Analyze results of surveys and interviews
Direct students to collate the results of their surveys by grouping responses under appropriate headings; e.g., Type of change, Positive effects, Negative effects, Other information. Encourage teams to use common headings to allow for comparisons across communities. In addition ask students to identify the changes in terms of the specific challenges and opportunities listed above; e.g., acculturation, assimilation.

You may want to adapt one of the charts in Collecting Information (Support Material) to structure and assess this activity.

If the surveys do not provide sufficient information on the effects of globalization, you may want to provide additional information or assign students to conduct additional research.

Share results of surveys or interviews
Ask each team to share its findings with the class. Record the main ideas on the board or on a chart.

Rate the impact of globalization
Ask students individually or in small groups to rate the effects of globalization on a five-point scale from "greatly enhances" to "greatly weakens." Remind students to consider the earlier indicators of an enhanced identity; e.g., stronger attachment, richer experiences, greater freedom, more comforting.

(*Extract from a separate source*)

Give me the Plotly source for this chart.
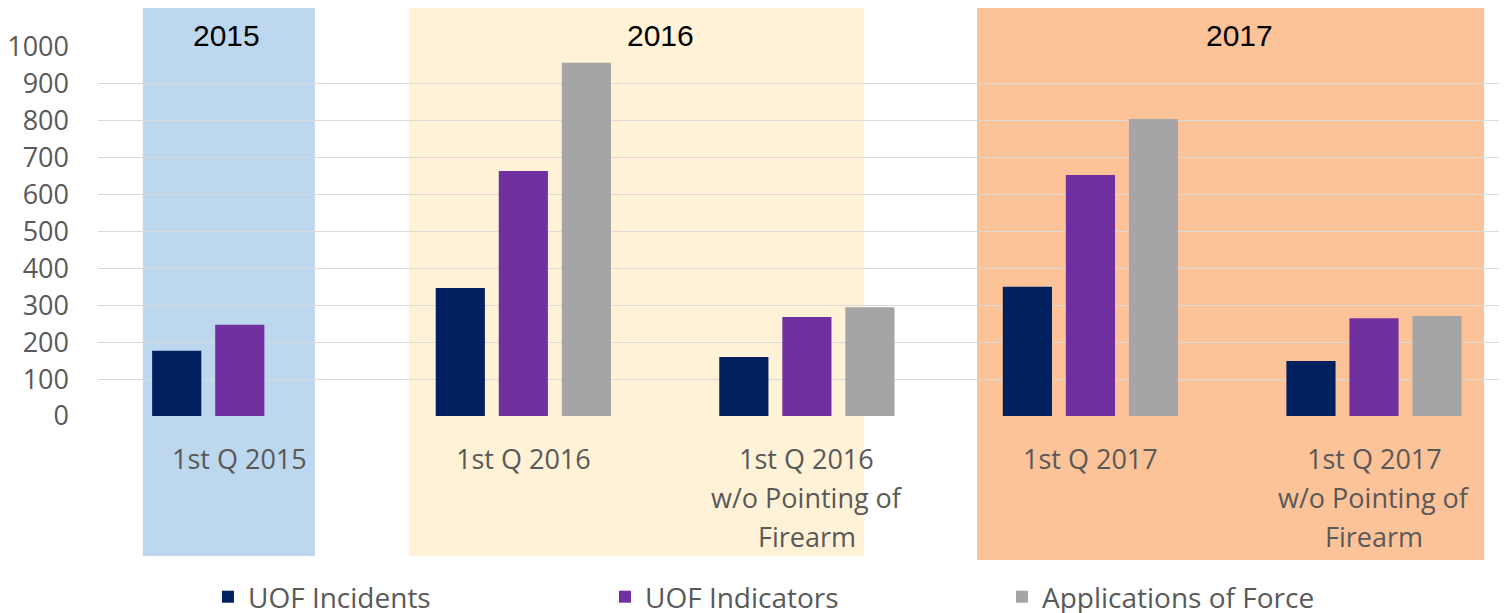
import plotly.graph_objects as go

categories = ["1st Q 2015", "1st Q 2016", "1st Q 2016 w/o Pointing of Firearm",
              "1st Q 2017", "1st Q 2017 w/o Pointing of Firearm"]
tick_lines = [["1st Q 2015"], ["1st Q 2016"], ["1st Q 2016", "w/o Pointing of", "Firearm"],
              ["1st Q 2017"], ["1st Q 2017", "w/o Pointing of", "Firearm"]]
series_names = ["UOF Incidents", "UOF Indicators", "Applications of Force"]
uof_incidents = [177, 347, 160, 350, 149]
uof_indicators = [247, 664, 268, 653, 265]
applications_of_force = [None, 957, 295, 805, 271]
years = ["2015", "2016", "2017"]
year_spans = [(-0.342, 0.265), (0.596, 2.201), (2.600, 4.388)]
year_label_x = [-0.046, 1.485, 3.524]
y_ticks = [0, 100, 200, 300, 400, 500, 600, 700, 800, 900, 1000]

colors = ["#002060", "#7030A0", "#A5A5A5"]
band_colors = ["#BDD7EE", "#FFF2D6", "#FCC399"]

fig = go.Figure()
for name, vals, c in zip(series_names, [uof_incidents, uof_indicators, applications_of_force], colors):
    fig.add_trace(go.Bar(x=categories, y=vals, name=name, marker=dict(color=c, line=dict(width=0))))

OFF = 8  # page body margin
W, H = 1507 - OFF, 613 - OFF
top, bottom = 47, 416  # page pixel rows of 1000 and 0
plot_h = bottom - top
def py(pix):
    return (bottom - pix) / plot_h

shapes = []
for (x0, x1), col, yb in zip(year_spans, band_colors, [556, 556, 560]):
    shapes.append(dict(type="rect", xref="x", yref="paper", x0=x0, x1=x1, y0=py(yb), y1=py(5),
                       fillcolor=col, line=dict(width=0), layer="below"))

annotations = []
for yr, xv in zip(years, year_label_x):
    annotations.append(dict(x=xv, y=py(36), xref="x", yref="paper", text=yr, showarrow=False,
                            font=dict(family="Liberation Sans Narrow, Arial Narrow, sans-serif", size=30, color="#000000"),
                            xanchor="center", yanchor="middle"))
line_y = [458, 497, 536]
for i, lines in enumerate(tick_lines):
    for j, t in enumerate(lines):
        annotations.append(dict(x=i, y=py(line_y[j]), xref="x", yref="paper", text=t, showarrow=False,
                                font=dict(family="Open Sans, sans-serif", size=27, color="#595959"),
                                xanchor="center", yanchor="middle"))

fig.update_layout(
    width=W, height=H,
    margin=dict(l=98 - OFF, r=0, t=top - OFF, b=H - (bottom - OFF), pad=0),
    paper_bgcolor="white", plot_bgcolor="rgba(0,0,0,0)",
    barmode="group", bargap=0.333, bargroupgap=0.22,
    shapes=shapes, annotations=annotations,
    showlegend=True,
    legend=dict(orientation="h", xref="container", yref="container", x=0.1334, y=1 - (597 - OFF) / H,
                xanchor="left", yanchor="middle", entrywidth=352, entrywidthmode="pixels",
                font=dict(family="Open Sans, sans-serif", size=28, color="#595959"),
                bgcolor="rgba(0,0,0,0)", traceorder="normal"),
    font=dict(family="Open Sans, sans-serif", color="#595959"),
)
fig.update_xaxes(range=[-0.5, 4.469], showticklabels=False, showgrid=False, zeroline=False,
                 showline=False, ticks="")
fig.update_yaxes(range=[0, 1000], tickvals=y_ticks, showgrid=True, gridcolor="#D9D9D9", gridwidth=1,
                 zeroline=False, showline=False, ticks="", ticklabelstandoff=28,
                 tickfont=dict(family="Open Sans, sans-serif", size=27, color="#595959"))

fig.write_html("out.html")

You may want to adapt one of the charts in Rating Options (Support Material) to structure and assess this activity.

Share ratings
Arrange for students to exchange their assessments with other students. Ask students to reach a conclusion about the effects of globalization on individual and collective identities in the communities surveyed.

Extension: What is my role?
Ask students to discuss their roles in addressing the opportunities and challenges of globalization.